• _WHAT NEEDS TO BE DONE_
In the entries below, count every line with the word "this". Return only the count.

• _STORED RECORDS_

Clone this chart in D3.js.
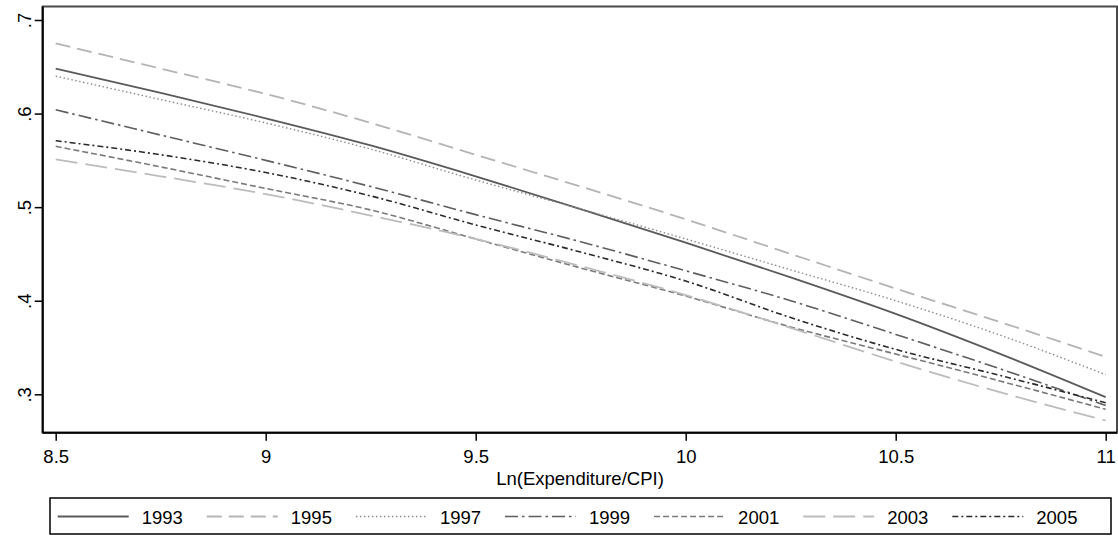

* * *

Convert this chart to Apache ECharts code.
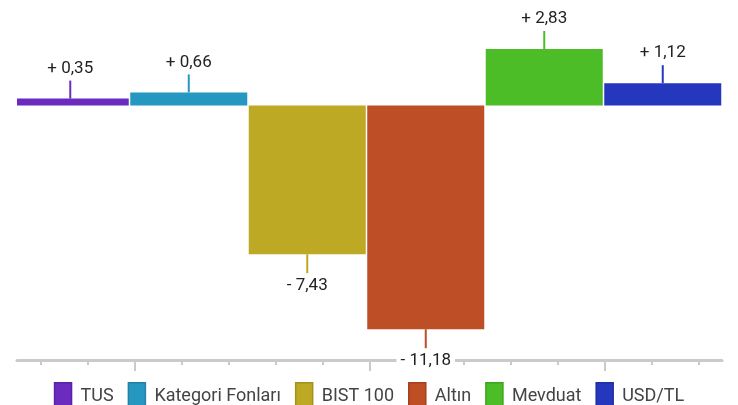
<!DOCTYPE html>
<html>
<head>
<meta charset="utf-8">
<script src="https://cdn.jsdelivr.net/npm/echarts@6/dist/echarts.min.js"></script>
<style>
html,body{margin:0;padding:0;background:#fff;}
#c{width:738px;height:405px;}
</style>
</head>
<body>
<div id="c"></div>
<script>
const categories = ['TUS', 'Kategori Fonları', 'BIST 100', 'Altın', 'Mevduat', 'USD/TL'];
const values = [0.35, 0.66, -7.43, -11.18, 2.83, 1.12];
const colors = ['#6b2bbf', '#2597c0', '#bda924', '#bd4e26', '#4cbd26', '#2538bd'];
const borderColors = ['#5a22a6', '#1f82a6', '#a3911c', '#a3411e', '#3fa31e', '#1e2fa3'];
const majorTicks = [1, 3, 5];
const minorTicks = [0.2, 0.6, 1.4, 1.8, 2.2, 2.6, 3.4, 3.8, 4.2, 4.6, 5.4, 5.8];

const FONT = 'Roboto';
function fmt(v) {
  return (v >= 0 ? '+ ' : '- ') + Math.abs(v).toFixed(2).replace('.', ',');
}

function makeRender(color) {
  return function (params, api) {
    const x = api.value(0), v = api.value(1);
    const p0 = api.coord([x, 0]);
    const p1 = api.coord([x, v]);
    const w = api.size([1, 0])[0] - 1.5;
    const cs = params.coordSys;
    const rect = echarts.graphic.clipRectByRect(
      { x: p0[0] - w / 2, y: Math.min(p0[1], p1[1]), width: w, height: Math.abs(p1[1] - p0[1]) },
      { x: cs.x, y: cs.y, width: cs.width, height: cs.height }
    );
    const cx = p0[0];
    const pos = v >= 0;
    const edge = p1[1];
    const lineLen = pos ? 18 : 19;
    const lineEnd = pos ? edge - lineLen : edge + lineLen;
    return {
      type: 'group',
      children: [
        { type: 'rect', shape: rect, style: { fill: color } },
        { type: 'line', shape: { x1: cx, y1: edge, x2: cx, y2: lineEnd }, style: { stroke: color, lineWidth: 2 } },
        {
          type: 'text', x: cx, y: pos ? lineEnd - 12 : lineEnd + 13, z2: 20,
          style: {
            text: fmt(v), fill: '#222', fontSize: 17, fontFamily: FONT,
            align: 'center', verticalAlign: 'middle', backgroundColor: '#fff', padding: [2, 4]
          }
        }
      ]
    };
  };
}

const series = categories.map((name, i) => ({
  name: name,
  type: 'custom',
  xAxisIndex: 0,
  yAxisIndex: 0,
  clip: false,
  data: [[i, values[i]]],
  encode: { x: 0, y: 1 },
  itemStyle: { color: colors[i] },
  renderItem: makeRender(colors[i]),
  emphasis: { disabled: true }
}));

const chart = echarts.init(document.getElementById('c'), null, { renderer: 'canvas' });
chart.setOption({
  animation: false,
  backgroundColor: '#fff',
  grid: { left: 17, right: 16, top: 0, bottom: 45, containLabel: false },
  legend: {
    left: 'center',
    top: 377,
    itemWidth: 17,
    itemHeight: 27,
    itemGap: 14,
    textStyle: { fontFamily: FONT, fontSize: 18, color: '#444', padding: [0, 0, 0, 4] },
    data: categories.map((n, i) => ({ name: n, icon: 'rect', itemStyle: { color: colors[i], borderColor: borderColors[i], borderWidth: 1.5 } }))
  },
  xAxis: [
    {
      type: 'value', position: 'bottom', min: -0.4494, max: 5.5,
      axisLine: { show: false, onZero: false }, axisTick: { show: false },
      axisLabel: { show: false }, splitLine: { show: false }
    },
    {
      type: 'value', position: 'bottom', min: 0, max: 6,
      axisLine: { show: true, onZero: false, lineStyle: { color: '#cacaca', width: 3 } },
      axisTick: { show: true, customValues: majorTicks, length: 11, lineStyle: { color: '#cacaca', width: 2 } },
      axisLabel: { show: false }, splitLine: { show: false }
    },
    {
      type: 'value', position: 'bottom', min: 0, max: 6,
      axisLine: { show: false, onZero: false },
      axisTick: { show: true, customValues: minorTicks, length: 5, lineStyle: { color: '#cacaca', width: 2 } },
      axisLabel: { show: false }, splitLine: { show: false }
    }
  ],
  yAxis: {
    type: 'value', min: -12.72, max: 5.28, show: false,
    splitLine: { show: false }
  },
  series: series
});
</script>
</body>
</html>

• _OUTPUT OF THE TASK_
2